Os últimos dias foram marcados por interpretações de resultados de sondagens que pretensamente mostram as preocupações dos portugueses, por discussões em torno do “estado da nação”, por reflexões sobre causas e impactos da inflação, pela divulgação de dados estatísticos relativos ao emprego. As leituras diferem consoante quem as faz. E os dados estatísticos permitem conclusões que até podem ser opostas em função dos ângulos de análise e da tortura a que os números são sujeitos.

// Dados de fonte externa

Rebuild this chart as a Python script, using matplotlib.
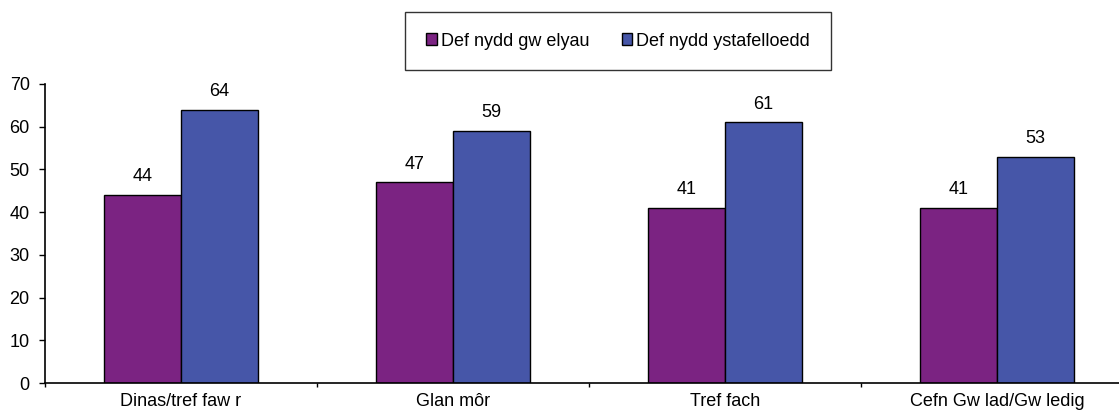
import matplotlib
matplotlib.use("Agg")
import matplotlib.pyplot as plt
from matplotlib.patches import Patch
import numpy as np

plt.rcParams['font.family'] = ['Liberation Sans', 'DejaVu Sans']

categories = ["Dinas/tref faw r", "Glan môr", "Tref fach", "Cefn Gw lad/Gw ledig"]
series_names = ["Def nydd gw elyau", "Def nydd ystafelloedd"]
beds = [44, 47, 41, 41]
rooms = [64, 59, 61, 53]
colors = ["#7B2382", "#4656A8"]

fig = plt.figure(figsize=(11.19, 4.17), dpi=100)
ax = fig.add_axes([45 / 1119, 34 / 417, 1088 / 1119, 299 / 417])

x = np.arange(len(categories))
w = 0.283
b1 = ax.bar(x - w / 2, beds, w, color=colors[0], edgecolor="black", linewidth=1)
b2 = ax.bar(x + w / 2, rooms, w, color=colors[1], edgecolor="black", linewidth=1)
for bars in (b1, b2):
    for r in bars:
        ax.annotate(f"{int(r.get_height())}", (r.get_x() + r.get_width() / 2, r.get_height()),
                    xytext=(0, 7), textcoords="offset points", ha="center", va="bottom", fontsize=13)

ax.set_xlim(-0.5, len(categories) - 0.5)
ax.set_ylim(0, 70)
ax.set_yticks(range(0, 71, 10))
ax.set_xticks(x)
ax.set_xticklabels(categories, fontsize=13)
# small ticks between the categories
ax.set_xticks(np.arange(-0.5, len(categories), 1), minor=True)
ax.tick_params(axis="x", which="major", length=0, pad=7)
ax.tick_params(axis="x", which="minor", length=3, width=1)
ax.tick_params(axis="y", length=4, width=1, labelsize=13, pad=7)
for s in ("top", "right"):
    ax.spines[s].set_visible(False)
for s in ("left", "bottom"):
    ax.spines[s].set_linewidth(1.2)

handles = [Patch(facecolor=c, edgecolor="black") for c in colors]
leg = fig.legend(handles, series_names, loc="center", bbox_to_anchor=(618 / 1119, 1 - 41 / 417),
                 ncol=2, frameon=True, fancybox=False, edgecolor="black", fontsize=13,
                 handlelength=0.6, handleheight=0.6, handletextpad=0.2, columnspacing=1.8,
                 borderpad=1.15, borderaxespad=0)
leg.get_frame().set_linewidth(1)

fig.savefig("out.png", dpi=100)
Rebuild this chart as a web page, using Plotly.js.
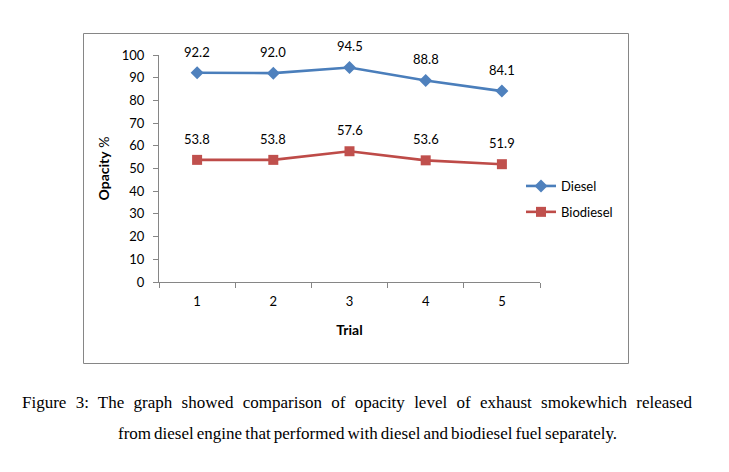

É muito pobre o confronto público de propostas políticas. O contributo da Direita é zero. Identifica alguns problemas que consomem as pessoas na versão de senso comum (a sua extrema fá-lo na versão de bagunça para corroer a democracia), tem de calar-se perante resultados de políticas neoliberais que o Governo, o BCE e outros poderes vão impondo. Afunilou o seu programa no objetivo da “degradação do Governo”, na esperança de que este se autodestrua, e interpretando a “realidade política” criada na comunicação social.
Perante o que se discutiu, relevo três ideias para uma análise crítica: i) o primeiro-ministro (PM) exagera muito nos êxitos do Governo e nas promessas, acabando por aumentar descrédito em vários setores da sociedade; ii) Portugal tem um potencial produtivo (e de desenvolvimento) que está a ser persistentemente bloqueado; iii) a resolução dos grandes problemas com que os portugueses se debatem não exige “reformas estruturais” generalizadas, mas tão-só efetividade de políticas adequadas.
Temos hoje mais emprego e uma mais baixa taxa de desemprego? Sim. Contudo, falta identificar com rigor o potencial produtivo dos setores que criaram emprego, ver se os recursos do PRR estão a favorecer o avanço tecnológico e organizacional que possa incorporar os jovens (muitos continuam a emigrar), qual o perfil do novo emprego e como o saldo migratório se reflete no emprego. Para sermos mais produtivos, precisamos de qualidade do emprego público, designadamente, nos setores que nos garantem a prestação dos direitos e serviços fundamentais.
Tem havido crescimento económico? Sim. Mas o rendimento disponível diminuiu para quase todas as pessoas, a classe média está constrangida, o peso dos salários no PIB desceu no último ano, a melhoria da produtividade (segundo o PM, em 2022 foi de 4%) não chegou aos trabalhadores. Foram os salários a suportar, em primeiro lugar, os custos da inflação, enquanto alguns setores empresariais a utilizaram para aumentar lucros.
O PM não pode dizer que o acordo que negociou na Concertação Social constitui uma alavanca para o crescimento dos salários. A meta inscrita para 2023 é de 5,2%, valor que não repõe a perda causada pela inflação e fica muito longe dos 8% que os salários estão a crescer no setor privado, por efeito do mercado. Quando se oferece aos jovens (mais e menos qualificados) baixos salários, precariedade e subsídios pontuais para tentar colmatar a falta de condições de acesso a habitação, está-se a projetar uma sociedade acomodada à pobreza e a esvaziar a democracia.
O investimento na educação, na saúde, na proteção social, na justiça é o mais reprodutivo que se pode fazer. Num contexto de disponibilidade de recursos, como o atual, privilegiar a conquista da medalha de ouro das “contas certas” para impressionar os poderes neoliberais é negar o desenvolvimento do país.
Em muitas áreas, da vida pública e privada, as políticas a adotar são há muito conhecidas e óbvias. Sejamos persistentes na sua afirmação.